Biblical and spiritual worship is the soul’s longing to see the glory and the beauty of Jesus Christ. When worshippers see Christ they will have the joy of experiencing the presence of Christ.
Worship is at its fullest and richest point when our souls are lost in the wonder of the glory and majesty of God. Much of what passes for worship today will not produce this. The shallow and superficial services that characterise this present generation are producing neither true worshippers nor great saints.
Understanding biblical worship
In order to understand biblical worship and to realise exactly what it is that the Father is seeking of us, we need to examine worship at its purest level. When we turn to the Bible we find many examples of people who worshipped God. But the clearest and most sublime example is the picture that John draws in the book of Revelation.

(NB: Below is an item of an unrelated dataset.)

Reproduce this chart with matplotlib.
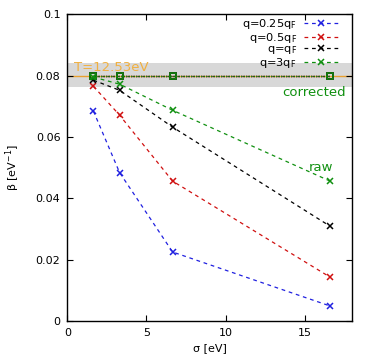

In chapters 4-5 the Lord pulls back the curtain and allows us to glimpse what I call ‘Throne-room worship’. In these two chapters, we actually see a worship service taking place in heaven in the throne room of God. If we are to worship biblically, we must make certain that our worship on earth reflects the example and direction of heavenly worship.
There are many lessons in these chapters but we have space only to consider the first, namely, that spiritual worship is God-centred.
God-centred worship
As John glimpses the worship service in heaven he says, ‘Immediately I was in the Spirit, and behold a throne set in heaven, and one sat on the throne’ (Revelation 4:2).
At the very outset, we notice that God is in the centre of spiritual worship. Our focus and attention is immediately drawn to him. God-centred worship simply means that God’s glory, honour, majesty and will are foremost in our thoughts and desires.
So often today worship is man-centred rather than God-centred. But my desire and prayer is that the church of Jesus Christ will once again discover true worship – that the church will rediscover and return to biblical throne-room worship.
A. W. Tozer wrote, ‘The history of mankind will probably show that no people has ever risen above its religion, and man’s spiritual history will positively demonstrate that no religion has ever been greater than its idea of God. Worship is pure or base, as the worshipper entertains high or low thoughts of God.
‘For this reason the gravest question before the church is always God himself, and the most portentous fact about any man is not what he … may say or do but what he, in his deep heart, conceives God to be like’.